A trustee is the person, or people, who will be responsible for managing the trust. The trustee ensures the wishes of the individual setting up a family trust are carried out. When possible, the person establishing the trust will also be one of the trustees. In addition to carrying out the wishes of the trust founder, the trustee will maintain records about the trust. The trustee will be responsible for maintaining records of any interest as well as prepare any tax documents required for reporting the interest.
During the initial steps of setting up a family trust, the founder will select the family members that are to benefit from the assets transferred to the trust, the beneficiaries. It is possible to add beneficiaries like future in-laws or grandchildren at a later date. The founder of the trust can decide what kinds of benefits the beneficiaries are allowed to receive from the trust. The trustee then makes decisions about distributing benefits to the beneficiaries based on the founder’s decisions.
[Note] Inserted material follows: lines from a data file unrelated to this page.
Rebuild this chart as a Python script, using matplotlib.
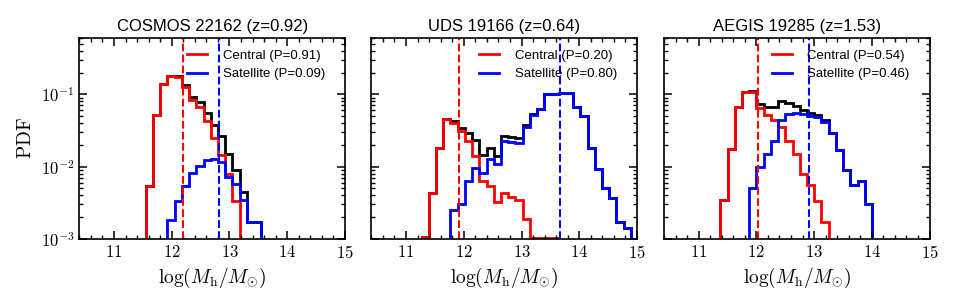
import numpy as np
import matplotlib
matplotlib.use('Agg')
import matplotlib.pyplot as plt
from matplotlib.ticker import MultipleLocator, FixedLocator, NullFormatter

plt.rcParams['mathtext.fontset'] = 'cm'
plt.rcParams['font.family'] = ['Liberation Sans', 'DejaVu Sans']

bin_width = 0.125

# COSMOS 22162 (z=0.92)
cosmos_start = 11.55
cosmos_central = [0.0054, 0.0519, 0.139, 0.178, 0.174, 0.127, 0.083, 0.0676,
                  0.0427, 0.0251, 0.0145, 0.0078, 0.0033, 0.0009, 0, 0]
cosmos_satellite = [0, 0, 0, 0.0018, 0.0033, 0.0054, 0.0081, 0.0102, 0.0124,
                    0.0126, 0.0117, 0.0072, 0.0058, 0.0035, 0.0017, 0.0017]
cosmos_lines = [12.20, 12.82]
cosmos_prob = [0.91, 0.09]

# UDS 19166 (z=0.64)
uds_start = 11.27
uds_central = [0.00107, 0.0043, 0.018, 0.0452, 0.0407, 0.0312, 0.0224, 0.0141,
               0.0063, 0.0054, 0.0032, 0.0043, 0.0038, 0.0035, 0.0019,
               0.00104, 0.00104, 0.00104, 0.00104,
               0, 0, 0, 0, 0, 0, 0, 0, 0, 0, 0]
uds_satellite = [0, 0, 0, 0, 0.0025, 0.0030, 0.0063, 0.0095, 0.0081, 0.0126,
                 0.011, 0.0224, 0.0219, 0.0214, 0.0357, 0.0519, 0.0617, 0.101,
                 0.101, 0.103, 0.103, 0.0675, 0.050, 0.018, 0.0093, 0.005,
                 0.0037, 0.0017, 0.0014, 0]
uds_lines = [11.92, 13.67]
uds_prob = [0.20, 0.80]

# AEGIS 19285 (z=1.53)
aegis_start = 11.377
aegis_central = [0.0035, 0.0174, 0.0676, 0.1067, 0.1067, 0.0646, 0.0519, 0.0442,
                 0.0357, 0.0224, 0.0148, 0.0078, 0.0056, 0.0033, 0.0017,
                 0, 0, 0, 0, 0, 0]
aegis_satellite = [0, 0, 0, 0, 0.005, 0.0098, 0.015, 0.0229, 0.0442, 0.0537,
                   0.055, 0.0537, 0.050, 0.049, 0.0419, 0.029, 0.0171, 0.009,
                   0.0056, 0.0063, 0.003]
aegis_lines = [12.03, 12.92]
aegis_prob = [0.54, 0.46]

panels = [
    ('COSMOS 22162 (z=0.92)', cosmos_start, cosmos_central, cosmos_satellite, cosmos_lines, cosmos_prob),
    ('UDS 19166 (z=0.64)', uds_start, uds_central, uds_satellite, uds_lines, uds_prob),
    ('AEGIS 19285 (z=1.53)', aegis_start, aegis_central, aegis_satellite, aegis_lines, aegis_prob),
]

fig = plt.figure(figsize=(9.54, 3.04), dpi=100)
lefts = [0.0832, 0.3893, 0.696]

for i, (title, start, cen, sat, lines, prob) in enumerate(panels):
    ax = fig.add_axes([lefts[i], 0.214, 0.2784, 0.661])
    cen = np.array(cen, dtype=float)
    sat = np.array(sat, dtype=float)
    tot = cen + sat  # black curve = sum of the two
    edges = start + bin_width * np.arange(len(cen) + 1)

    floor = 1e-6
    ax.stairs(np.where(tot > 0, tot, floor), edges, baseline=floor, color='k', lw=2.0)
    ax.stairs(np.where(cen > 0, cen, floor), edges, baseline=floor, color='r', lw=2.0,
              label='Central (P=%.2f)' % prob[0])
    ax.stairs(np.where(sat > 0, sat, floor), edges, baseline=floor, color='b', lw=2.0,
              label='Satellite (P=%.2f)' % prob[1])
    ax.axvline(lines[0], color='r', ls='--', lw=1.5)
    ax.axvline(lines[1], color='b', ls='--', lw=1.5)

    ax.set_yscale('log')
    ax.set_xlim(10.4, 15)
    ax.set_ylim(1e-3, 0.6)
    ax.xaxis.set_major_locator(FixedLocator([11, 12, 13, 14, 15]))
    ax.xaxis.set_minor_locator(MultipleLocator(0.2))
    ax.set_xticklabels([r'$%d$' % v for v in [11, 12, 13, 14, 15]])
    ax.tick_params(which='both', direction='in', top=True, right=True, labelsize=12)
    ax.tick_params(which='major', length=5.5, width=1.1)
    ax.tick_params(which='minor', length=3, width=1.0)
    for s in ax.spines.values():
        s.set_linewidth(1.2)
    ax.set_yticks([1e-3, 1e-2, 1e-1])
    if i == 0:
        ax.set_yticklabels([r'$10^{-3}$', r'$10^{-2}$', r'$10^{-1}$'])
        ax.set_ylabel(r'$\mathrm{PDF}$', fontsize=14)
    else:
        ax.yaxis.set_major_formatter(NullFormatter())
    ax.yaxis.set_minor_formatter(NullFormatter())
    ax.set_xlabel(r'$\log(M_{\rm h}/M_{\odot})$', fontsize=14)
    ax.set_title(title, fontsize=12, pad=5)
    ax.legend(loc='upper right', bbox_to_anchor=(0.97, 1.0), frameon=False,
              fontsize=9.5, handlelength=1.5, handletextpad=1.2, labelspacing=0.45)

fig.savefig('out.png', dpi=100)
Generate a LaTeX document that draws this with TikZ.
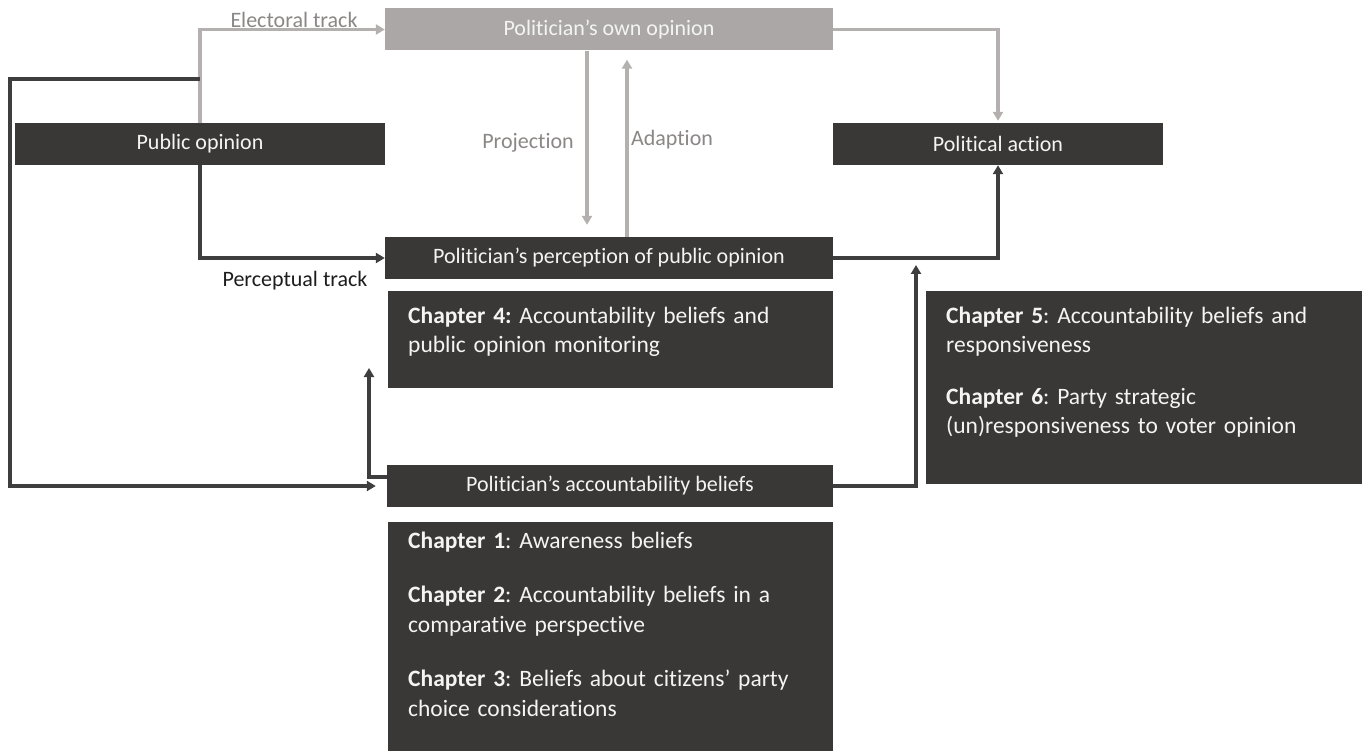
\documentclass[tikz,border=0pt]{standalone}
\usepackage{fontspec}
\setmainfont{Carlito}[RawFeature={-liga;-clig;-calt;-dlig}]
\usetikzlibrary{arrows.meta}
\definecolor{boxdark}{HTML}{3A3837}
\definecolor{boxgray}{HTML}{ABA7A6}
\definecolor{linegray}{HTML}{B3B0AF}
\definecolor{linedark}{HTML}{3F3E3E}
\definecolor{labgray}{HTML}{8A8786}
\definecolor{labdark}{HTML}{1E1E1E}
\definecolor{txtwhite}{HTML}{F4F4F4}
\frenchspacing
\begin{document}
\begin{tikzpicture}[x=1pt,y=-1pt,
  lab/.style={font=\fontsize{22}{26}\selectfont, inner sep=0},
  flowbox/.style={rectangle, fill=boxdark, text=txtwhite, inner sep=0, minimum height=42pt, font=\fontsize{22}{26}\selectfont},
  ownbox/.style={flowbox, fill=boxgray},
  chbox/.style={rectangle, fill=boxdark, text=txtwhite, inner ysep=0pt, inner xsep=20pt, align=left, anchor=north west, font=\fontsize{23.5}{29.5}\selectfont},
  garrow/.style={draw=linegray, line width=3.2pt, -{Triangle[length=9pt,width=10pt]}},
  darrow/.style={draw=linedark, line width=3.2pt, -{Triangle[length=9pt,width=10pt]}},
]
\fill[white] (0,0) rectangle (1362,751);
\useasboundingbox (0,0) rectangle (1362,751);

% main boxes
\node[ownbox, minimum width=448pt] (own) at (609,29.5) {Politician’s own opinion};
\node[flowbox, minimum width=370pt] (pub) at (200,144) {Public opinion};
\node[flowbox, minimum width=330pt] (act) at (998,144) {Political action};
\node[flowbox, minimum width=448pt] (perc) at (609,258) {Politician’s perception of public opinion};
\node[flowbox, minimum width=446pt] (acc) at (610,486) {Politician’s accountability beliefs};

% chapter boxes
\node[chbox, text width=405pt, text height=32pt, text depth=65pt] (ch4) at (388,291)
  {\textbf{Chapter 4:} Accountability beliefs and\\public opinion monitoring};
\node[chbox, text width=396pt, text height=32pt, text depth=161pt] (ch56) at (926,291)
  {\textbf{Chapter 5}: Accountability beliefs and\\responsiveness\\[22pt]\textbf{Chapter 6}: Party strategic\\(un)responsiveness to voter opinion};
\node[chbox, text width=405pt, text height=26pt, text depth=203pt] (ch13) at (388,522)
  {\textbf{Chapter 1}: Awareness beliefs\\[25pt]\textbf{Chapter 2}: Accountability beliefs in a\\comparative perspective\\[25pt]\textbf{Chapter 3}: Beliefs about citizens’ party\\choice considerations};

% labels
\node[lab, text=labgray] (elab) at (294,20) {Electoral track};
\node[lab, text=labdark] (plab) at (295,281) {Perceptual track};
\node[lab, text=labgray] (projlab) at (528,143) {Projection};
\node[lab, text=labgray] (adlab) at (672,140) {Adaption};

% helper coordinates
\coordinate (lp) at (200,79);
\coordinate (lc) at (10,79);
\coordinate (a4) at (369,368);
\coordinate (a5) at (916,265);

% connectors
\draw[garrow] (pub.north) |- (own.west);
\draw[darrow, shorten >=11pt] (lp) -- (lc) |- (acc.west);
\draw[darrow] (pub.south) |- (perc.west);
\draw[garrow, shorten >=12pt] ([xshift=-22pt]own.south) -- ([xshift=-22pt]own.south |- perc.north);
\draw[garrow, shorten >=9pt] ([xshift=18pt]perc.north) -- ([xshift=18pt]perc.north |- own.south);
\draw[garrow, shorten >=2pt] (own.east) -| (act.north);
\draw[darrow] (perc.east) -| (act.south);
\draw[darrow] (acc.east) -| (a5);
\draw[darrow] ([yshift=9pt]acc.west) -| (a4);
\end{tikzpicture}
\end{document}
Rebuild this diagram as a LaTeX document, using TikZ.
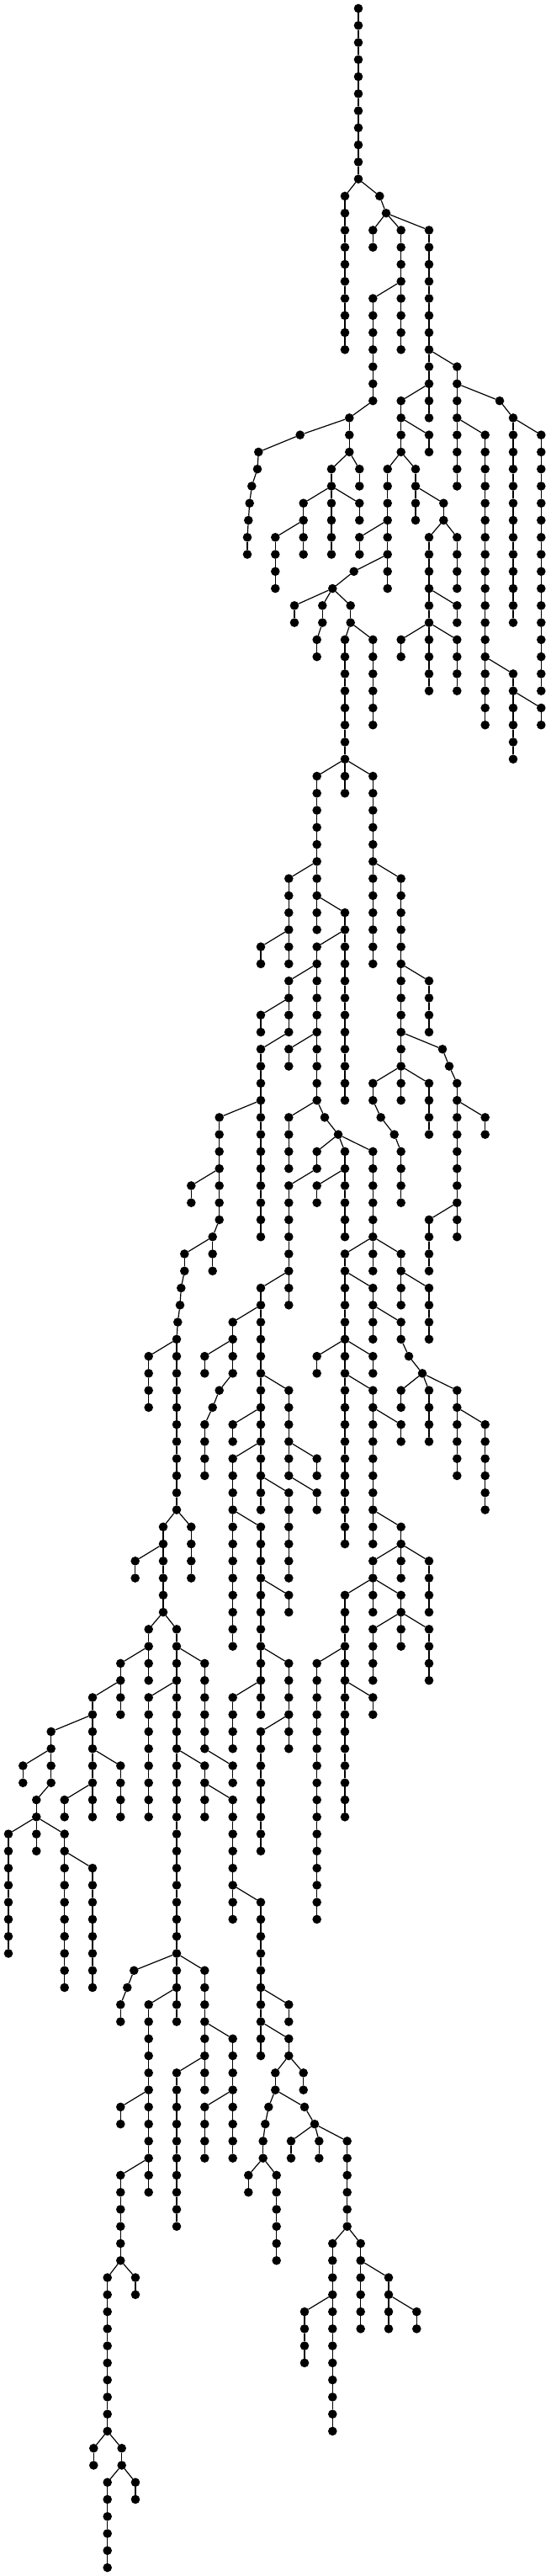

Once the trust deed, a legal document outlining the terms of the trust, has been drafted, the initial assets will be deposited into the trust. Often this is a nominal amount, but can be as much of the founder’s assets as the founder wishes. Over time more assets are transferred from the founder to the trust. At the time the trust is established, the founder will determine by what age he or she wants all of their assets to have been transferred to the trust, often this is the age the founder plans on retiring. Assets can be transferred by regular deposit, the frequency of which should be established while setting up the family trust. The goal is to have all personal assets transferred to the trust by a predetermined time.
When setting up a family trust, the founder of the trust must determine if the cost of maintaining the trust will be outweighed by the benefits of received from the trust. As more and more people are building significant wealth, it is becoming common to see people setting up a family trust to ensure that all family members can benefit.